Collected data:

--- Begin ---

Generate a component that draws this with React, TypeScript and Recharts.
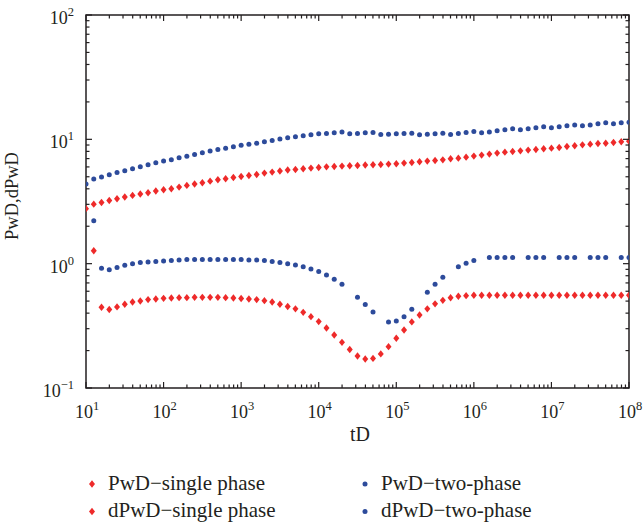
import React from 'react';
import { ScatterChart, Scatter, XAxis, YAxis, ReferenceArea } from 'recharts';

// tD sample points (log-spaced)
const TD = [
  1e1, 1.259e1, 1.585e1, 1.995e1, 2.512e1, 3.162e1, 3.981e1, 5.012e1, 6.31e1, 7.943e1,
  1e2, 1.259e2, 1.585e2, 1.995e2, 2.512e2, 3.162e2, 3.981e2, 5.012e2, 6.31e2, 7.943e2,
  1e3, 1.259e3, 1.585e3, 1.995e3, 2.512e3, 3.162e3, 3.981e3, 5.012e3, 6.31e3, 7.943e3,
  1e4, 1.259e4, 1.585e4, 1.995e4, 2.512e4, 3.162e4, 3.981e4, 5.012e4, 6.31e4, 7.943e4,
  1e5, 1.259e5, 1.585e5, 1.995e5, 2.512e5, 3.162e5, 3.981e5, 5.012e5, 6.31e5, 7.943e5,
  1e6, 1.259e6, 1.585e6, 1.995e6, 2.512e6, 3.162e6, 3.981e6, 5.012e6, 6.31e6, 7.943e6,
  1e7, 1.259e7, 1.585e7, 1.995e7, 2.512e7, 3.162e7, 3.981e7, 5.012e7, 6.31e7, 7.943e7,
  1e8,
];

const PWD_SINGLE = [
  2.77, 3.01, 3.10, 3.22, 3.33, 3.44, 3.54, 3.63, 3.72, 3.84,
  3.93, 4.00, 4.13, 4.26, 4.37, 4.48, 4.61, 4.73, 4.82, 4.93,
  5.02, 5.12, 5.22, 5.35, 5.45, 5.56, 5.66, 5.72, 5.80, 5.87,
  5.94, 6.01, 6.05, 6.09, 6.13, 6.16, 6.21, 6.24, 6.28, 6.32,
  6.36, 6.44, 6.51, 6.60, 6.68, 6.76, 6.84, 6.97, 7.06, 7.19,
  7.33, 7.47, 7.61, 7.75, 7.89, 7.98, 8.08, 8.19, 8.28, 8.39,
  8.49, 8.59, 8.75, 8.87, 9.03, 9.15, 9.25, 9.31, 9.43, 9.55,
  9.67,
];

const DPWD_SINGLE = [
  null, 1.27, 0.446, 0.428, 0.449, 0.471, 0.492, 0.501, 0.514, 0.52,
  0.526, 0.53, 0.533, 0.533, 0.536, 0.536, 0.536, 0.536, 0.533, 0.53,
  0.524, 0.52, 0.514, 0.504, 0.492, 0.471, 0.452, 0.433, 0.406, 0.375,
  0.342, 0.304, 0.267, 0.233, 0.204, 0.181, 0.171, 0.173, 0.188, 0.215,
  0.251, 0.293, 0.34, 0.387, 0.433, 0.475, 0.507, 0.532, 0.547, 0.553,
  0.557, 0.557, 0.557, 0.557, 0.557, 0.557, 0.557, 0.557, 0.557, 0.557,
  0.557, 0.557, 0.557, 0.557, 0.557, 0.557, 0.557, 0.557, 0.557, 0.557,
  0.557,
];

const PWD_TWO = [
  4.37, 4.79, 4.97, 5.19, 5.41, 5.58, 5.80, 6.01, 6.24, 6.47,
  6.68, 6.84, 7.10, 7.32, 7.55, 7.80, 8.04, 8.28, 8.49, 8.71,
  8.97, 9.14, 9.31, 9.55, 9.78, 10.04, 10.28, 10.47, 10.67, 10.87,
  11.07, 11.13, 11.28, 11.43, 11.07, 11.13, 11.28, 11.35, 10.93, 11.0,
  11.07, 11.13, 11.21, 10.87, 11.0, 11.07, 11.21, 10.93, 11.13, 11.35,
  11.55, 11.28, 11.48, 11.70, 11.92, 12.14, 11.92, 12.14, 12.37, 12.60,
  12.37, 12.60, 12.84, 13.07, 12.84, 13.07, 13.32, 13.57, 13.32, 13.57,
  13.75,
];

const DPWD_TWO = [
  null, 2.21, 0.92, 0.895, 0.933, 0.969, 1.0, 1.02, 1.03, 1.04,
  1.05, 1.06, 1.07, 1.08, 1.08, 1.08, 1.08, 1.08, 1.08, 1.08,
  1.08, 1.07, 1.07, 1.06, 1.04, 1.02, 1.0, 0.976, 0.946, 0.906,
  0.863, 0.811, 0.748, 0.682, null, 0.537, 0.469, 0.409, null, 0.34,
  0.346, 0.375, 0.43, null, 0.588, 0.682, 0.776, null, 0.946, 1.01,
  1.06, null, 1.12, 1.12, 1.12, 1.12, null, 1.12, 1.12, 1.12,
  null, 1.12, 1.12, 1.12, null, 1.12, 1.12, 1.12, null, 1.12,
  1.12,
];

const X_MAJOR = [1e1, 1e2, 1e3, 1e4, 1e5, 1e6, 1e7, 1e8];
const Y_MAJOR = [1e-1, 1e0, 1e1, 1e2];

const SERIES_NAMES = ['PwD\u2212single phase', 'dPwD\u2212single phase', 'PwD\u2212two-phase', 'dPwD\u2212two-phase'];

const RED = '#EE2A2A';
const BLUE = '#2D4B9B';
const INK = '#231F20';
const FONT = '"Liberation Serif", "Times New Roman", serif';

const W = 644;
const H = 524;
const AX = 1; // axis band thickness (must be > 0 for Recharts to draw ticks)
const M = { top: 15, right: 15, bottom: 136 - AX, left: 86 - AX };
const PT = 15;
const PB = H - 136;
const PL = 86;
const PR = W - 15;

const withMinors = (majors: number[]) => {
  const out: number[] = [];
  majors.forEach((m, i) => {
    out.push(m);
    if (i < majors.length - 1) for (let k = 2; k <= 9; k++) out.push(m * k);
  });
  return out;
};

const isMajor = (v: number, majors: number[]) => majors.some((m) => Math.abs(m - v) / m < 1e-9);

const toPoints = (vals: (number | null)[]) =>
  TD.map((x, i) => ({ x, y: vals[i] })).filter((p) => p.y != null);

const expLabel = (v: number) => {
  const e = Math.round(Math.log10(v));
  return e < 0 ? '\u2212' + Math.abs(e) : String(e);
};

const XTick = (props: any) => {
  const { x, payload } = props;
  const v = payload.value;
  const major = isMajor(v, X_MAJOR);
  const len = major ? 6 : 3.5;
  return (
    <g>
      <line x1={x} x2={x} y1={PB} y2={PB - len} stroke={INK} strokeWidth={1.2} />
      <line x1={x} x2={x} y1={PT} y2={PT + len} stroke={INK} strokeWidth={1.2} />
      {major && (
        <text x={x + 1} y={PB + 30} textAnchor="middle" fontFamily={FONT} fontSize={18} fill={INK}>
          10
          <tspan dy={-8} fontSize={12.5}>{expLabel(v)}</tspan>
        </text>
      )}
    </g>
  );
};

const YTick = (props: any) => {
  const { y, payload } = props;
  const v = payload.value;
  const major = isMajor(v, Y_MAJOR);
  const len = major ? 6 : 3.5;
  return (
    <g>
      <line x1={PL} x2={PL + len} y1={y} y2={y} stroke={INK} strokeWidth={1.2} />
      <line x1={PR} x2={PR - len} y1={y} y2={y} stroke={INK} strokeWidth={1.2} />
      {major && (
        <text x={PL - 12} y={y + 9} textAnchor="end" fontFamily={FONT} fontSize={18} fill={INK}>
          10
          <tspan dy={-8} fontSize={12.5}>{expLabel(v)}</tspan>
        </text>
      )}
    </g>
  );
};

const Diamond = (props: any) => {
  const { cx, cy } = props;
  if (cx == null || cy == null) return null;
  return <polygon points={`${cx},${cy - 3.7} ${cx + 3},${cy} ${cx},${cy + 3.7} ${cx - 3},${cy}`} fill={RED} />;
};

const Dot = (props: any) => {
  const { cx, cy } = props;
  if (cx == null || cy == null) return null;
  return <circle cx={cx} cy={cy} r={2.5} fill={BLUE} />;
};

const legendItems = [
  { name: SERIES_NAMES[0], color: RED, kind: 'diamond', col: 0, row: 0 },
  { name: SERIES_NAMES[1], color: RED, kind: 'diamond', col: 0, row: 1 },
  { name: SERIES_NAMES[2], color: BLUE, kind: 'dot', col: 1, row: 0 },
  { name: SERIES_NAMES[3], color: BLUE, kind: 'dot', col: 1, row: 1 },
];

export default function App() {
  return (
    <div style={{ position: 'absolute', left: 0, top: 0, width: W, height: H, background: '#fff' }}>
      <ScatterChart width={W} height={H} margin={M}>
        <XAxis
          dataKey="x"
          type="number"
          scale="log"
          domain={[10, 1e8]}
          allowDataOverflow
          ticks={withMinors(X_MAJOR)}
          interval={0}
          tick={<XTick />}
          tickLine={false}
          axisLine={false}
          height={AX}
        />
        <YAxis
          dataKey="y"
          type="number"
          scale="log"
          domain={[0.1, 100]}
          allowDataOverflow
          ticks={withMinors(Y_MAJOR)}
          interval={0}
          tick={<YTick />}
          tickLine={false}
          axisLine={false}
          width={AX}
        />
        <ReferenceArea x1={10} x2={1e8} y1={0.1} y2={100} fill="none" stroke={INK} strokeWidth={1.5} ifOverflow="visible" />
        <Scatter name={SERIES_NAMES[3]} data={toPoints(DPWD_TWO)} shape={<Dot />} isAnimationActive={false} />
        <Scatter name={SERIES_NAMES[2]} data={toPoints(PWD_TWO)} shape={<Dot />} isAnimationActive={false} />
        <Scatter name={SERIES_NAMES[1]} data={toPoints(DPWD_SINGLE)} shape={<Diamond />} isAnimationActive={false} />
        <Scatter name={SERIES_NAMES[0]} data={toPoints(PWD_SINGLE)} shape={<Diamond />} isAnimationActive={false} />
      </ScatterChart>
      <svg width={W} height={H} style={{ position: 'absolute', left: 0, top: 0, pointerEvents: 'none' }}>
        <text x={360} y={441} textAnchor="middle" fontFamily={FONT} fontSize={20} fill={INK}>tD</text>
        <text
          x={18}
          y={196}
          textAnchor="middle"
          fontFamily={FONT}
          fontSize={18.5}
          fill={INK}
          transform="rotate(-90 18 196)"
        >
          PwD,dPwD
        </text>
        {legendItems.map((it) => {
          const mx = it.col === 0 ? 92 : 365;
          const my = it.row === 0 ? 484 : 511.5;
          return (
            <g key={it.name}>
              {it.kind === 'diamond' ? (
                <polygon points={`${mx},${my - 3.7} ${mx + 3},${my} ${mx},${my + 3.7} ${mx - 3},${my}`} fill={it.color} />
              ) : (
                <circle cx={mx} cy={my} r={2.5} fill={it.color} />
              )}
              <text x={mx + 16} y={my + 5.5} fontFamily={FONT} fontSize={21} fill={INK}>
                {it.name}
              </text>
            </g>
          );
        })}
      </svg>
    </div>
  );
}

--- End ---

Copy out all lines that carry the word "React".

Generate a component that draws this with React, TypeScript and Recharts.
import React from 'react';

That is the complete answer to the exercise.